In either case if a customers loops (on) his own switch/switches there could be pps storm comming from this switch and you would have to mitigate that with stormcontrol limits or other kind
of policers. This should not be different wheter you run rtg on the core or the access layer.

If you have to connect "hostile" switches (configured by a customer) than i totally agree with you.

regards
Tobias

Ben Dale

12 years ago

Permalink

Hi Jeff,

Post by Jeff Meyers
The question is now how to proceed and how to improve the setup generally?
From what you've described, it sounds like there is a misconfiguration or bug *somewhere* amongst your 3 vendors. As painful as it will probably be to locate, that is probably the best place to start.

- Since you're only using a CIST ensure that *every* VLAN is configured on every switch.
- Make sure they are all configured as members of the CIST region too, otherwise your MSTP hash won't match and you'll end up with weird results not unlike what you are seeing
- Also make sure the MSTP revision level and configuration name for each switch is identical otherwise the hash won't match again
- Check all up/downlinks to make sure that there are no boundary ports - this will indicate a problem with one of the above items

All that said, almost every vendors implementation has it's peculiarities. In EXOS (Extreme Networks) for example, if you don't configure edge-safeguard on your edge ports, then if the *edge* port ever changes state (up or down), a TCN will trigger. Great when everyone shuts down their PCs in the evening at close intervals.

For your customer-facing ports, you want to BPDU Protect/Edge Guard or whatever HP call it configured. If they loop a port, you shut it down and leave it down.
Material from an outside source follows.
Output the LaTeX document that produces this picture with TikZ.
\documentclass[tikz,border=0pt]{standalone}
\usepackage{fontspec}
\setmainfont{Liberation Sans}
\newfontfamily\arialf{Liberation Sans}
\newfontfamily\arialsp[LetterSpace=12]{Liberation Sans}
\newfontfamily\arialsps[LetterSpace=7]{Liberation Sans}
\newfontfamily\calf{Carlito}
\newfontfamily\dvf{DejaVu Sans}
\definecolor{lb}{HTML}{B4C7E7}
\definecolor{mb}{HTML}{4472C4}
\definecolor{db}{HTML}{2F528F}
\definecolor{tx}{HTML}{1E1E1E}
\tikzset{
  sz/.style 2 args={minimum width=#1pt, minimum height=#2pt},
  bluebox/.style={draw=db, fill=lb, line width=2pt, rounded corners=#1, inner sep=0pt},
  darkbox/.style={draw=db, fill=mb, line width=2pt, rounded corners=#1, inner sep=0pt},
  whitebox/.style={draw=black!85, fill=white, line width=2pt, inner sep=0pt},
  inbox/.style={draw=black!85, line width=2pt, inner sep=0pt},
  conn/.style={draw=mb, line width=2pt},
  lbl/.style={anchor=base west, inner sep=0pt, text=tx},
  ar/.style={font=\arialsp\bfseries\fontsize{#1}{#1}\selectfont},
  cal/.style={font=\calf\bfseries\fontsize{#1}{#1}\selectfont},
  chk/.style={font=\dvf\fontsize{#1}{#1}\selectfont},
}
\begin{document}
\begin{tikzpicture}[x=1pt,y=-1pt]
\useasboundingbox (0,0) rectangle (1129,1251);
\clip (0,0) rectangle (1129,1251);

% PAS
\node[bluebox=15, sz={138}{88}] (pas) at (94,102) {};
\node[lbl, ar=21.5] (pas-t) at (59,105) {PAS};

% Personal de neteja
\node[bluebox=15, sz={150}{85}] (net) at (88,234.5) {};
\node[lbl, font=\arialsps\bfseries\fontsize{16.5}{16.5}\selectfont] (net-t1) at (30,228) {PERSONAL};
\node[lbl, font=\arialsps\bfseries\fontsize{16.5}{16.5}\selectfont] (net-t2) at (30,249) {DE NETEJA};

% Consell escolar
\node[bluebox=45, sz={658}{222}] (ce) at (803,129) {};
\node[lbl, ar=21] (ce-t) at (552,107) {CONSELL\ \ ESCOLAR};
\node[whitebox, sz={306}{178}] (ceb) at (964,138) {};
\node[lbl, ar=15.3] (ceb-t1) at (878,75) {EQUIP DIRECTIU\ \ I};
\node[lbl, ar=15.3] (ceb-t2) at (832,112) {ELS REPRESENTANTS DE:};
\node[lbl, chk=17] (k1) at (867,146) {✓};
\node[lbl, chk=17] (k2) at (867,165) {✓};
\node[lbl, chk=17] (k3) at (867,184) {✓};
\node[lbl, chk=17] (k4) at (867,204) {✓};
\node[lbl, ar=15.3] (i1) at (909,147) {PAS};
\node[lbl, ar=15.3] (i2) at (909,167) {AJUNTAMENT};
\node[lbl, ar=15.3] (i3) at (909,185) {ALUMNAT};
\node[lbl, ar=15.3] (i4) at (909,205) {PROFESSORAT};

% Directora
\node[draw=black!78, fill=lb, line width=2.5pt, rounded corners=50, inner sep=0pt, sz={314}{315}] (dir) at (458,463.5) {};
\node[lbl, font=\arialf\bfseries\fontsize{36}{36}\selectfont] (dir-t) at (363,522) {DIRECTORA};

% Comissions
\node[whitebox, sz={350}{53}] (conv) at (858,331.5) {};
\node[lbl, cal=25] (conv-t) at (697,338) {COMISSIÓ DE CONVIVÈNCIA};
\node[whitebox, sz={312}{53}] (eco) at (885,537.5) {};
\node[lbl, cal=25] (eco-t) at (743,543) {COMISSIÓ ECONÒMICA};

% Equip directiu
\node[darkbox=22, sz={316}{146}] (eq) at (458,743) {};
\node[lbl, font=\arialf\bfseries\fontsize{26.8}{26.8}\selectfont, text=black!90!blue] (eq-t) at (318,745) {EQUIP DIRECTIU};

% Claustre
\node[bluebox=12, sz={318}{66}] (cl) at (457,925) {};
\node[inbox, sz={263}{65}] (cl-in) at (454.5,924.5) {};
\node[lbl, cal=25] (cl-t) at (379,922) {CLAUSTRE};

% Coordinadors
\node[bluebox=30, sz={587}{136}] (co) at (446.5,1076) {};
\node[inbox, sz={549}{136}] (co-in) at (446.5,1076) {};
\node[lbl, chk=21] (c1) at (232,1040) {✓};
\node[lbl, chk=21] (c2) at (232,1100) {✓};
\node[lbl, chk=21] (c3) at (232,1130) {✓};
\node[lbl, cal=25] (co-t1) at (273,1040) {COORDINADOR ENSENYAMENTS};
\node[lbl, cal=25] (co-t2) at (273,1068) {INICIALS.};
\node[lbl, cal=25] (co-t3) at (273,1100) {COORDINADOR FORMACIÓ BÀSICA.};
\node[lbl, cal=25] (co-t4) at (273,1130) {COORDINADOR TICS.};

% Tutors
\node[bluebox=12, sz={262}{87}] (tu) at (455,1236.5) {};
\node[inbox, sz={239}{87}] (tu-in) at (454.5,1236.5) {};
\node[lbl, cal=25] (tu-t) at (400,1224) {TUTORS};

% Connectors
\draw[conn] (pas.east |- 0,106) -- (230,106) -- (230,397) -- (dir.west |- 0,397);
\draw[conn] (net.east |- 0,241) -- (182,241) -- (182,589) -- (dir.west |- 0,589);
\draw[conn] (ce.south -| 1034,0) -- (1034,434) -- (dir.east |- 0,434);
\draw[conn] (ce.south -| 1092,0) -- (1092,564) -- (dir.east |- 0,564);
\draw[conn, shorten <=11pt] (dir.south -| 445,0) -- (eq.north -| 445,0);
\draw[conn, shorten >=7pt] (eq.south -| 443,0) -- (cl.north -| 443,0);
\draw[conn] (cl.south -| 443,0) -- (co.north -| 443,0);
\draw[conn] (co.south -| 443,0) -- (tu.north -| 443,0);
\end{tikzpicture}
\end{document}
I've seen ESX vSwitches do this on plenty of occasions during reboots, even they shouldn't (eg: a loop is briefly formed inside the customer's hypervisor across a supposedly bonded link).

If you're downlinking to customer switches the only real option you have is Root-Protection/Root-Guard. This will block any port that receives a BPDU advertising a superior root bridge. A lot of people make the mistake of either disabling STP on links to "untrusted" switches, or filtering BPDUs altogether so that the customer can run their own xSTP domain beside yours. Bad move. When someone down the track loops that port, you'll remember why. You only want one root bridge in any L2 domain.

On all your switches, enable Storm-Control (or equivalent) with aggressive limits on broadcast traffic. Even with all of the above in place, there is nothing to stop one of your customer's downstream switches not running spanning-tree to have it's own loop and send the resulting broadcast storm back to you and there is very little you can do about it.

Post by Jeff Meyers
Does it make sense to change RSTP to MSTP on the MX routers in the first place?

Since you've only configured the CIST, your RSTP and MSTP operation is basically equivalent eg: you have a single spanning-tree instance across all your VLANs and convergence time and operation will be pretty much identical.

MSTP is a bit more work to configure and troubleshoot (especially if you're running multiple regions), but gives you that flexibility to lay out different trees across VLAN groups if required.

Post by Jeff Meyers
Is there any configuration I should perform on any of those devices involved?

Hard set your STP's point-to-point mode on all your uplinks, you may find it improves convergence time slightly on some vendors

Without knowing anything else about your set-up (L3 termination or the capabilities of the SX and HP boxen) you could configure Q-in-Q and use layer2-protocol-tunneling for all your customer's traffic (BPDUs included). Let them manage their own VLANs (give each customer a dedicated S-VLAN to go nuts with) and provide a level of separation between your STP and theirs. The MX can do plenty of packet-fu to Q-in-Q tagged frames in order to terminate to any L3 interfaces.

Good luck!

Ben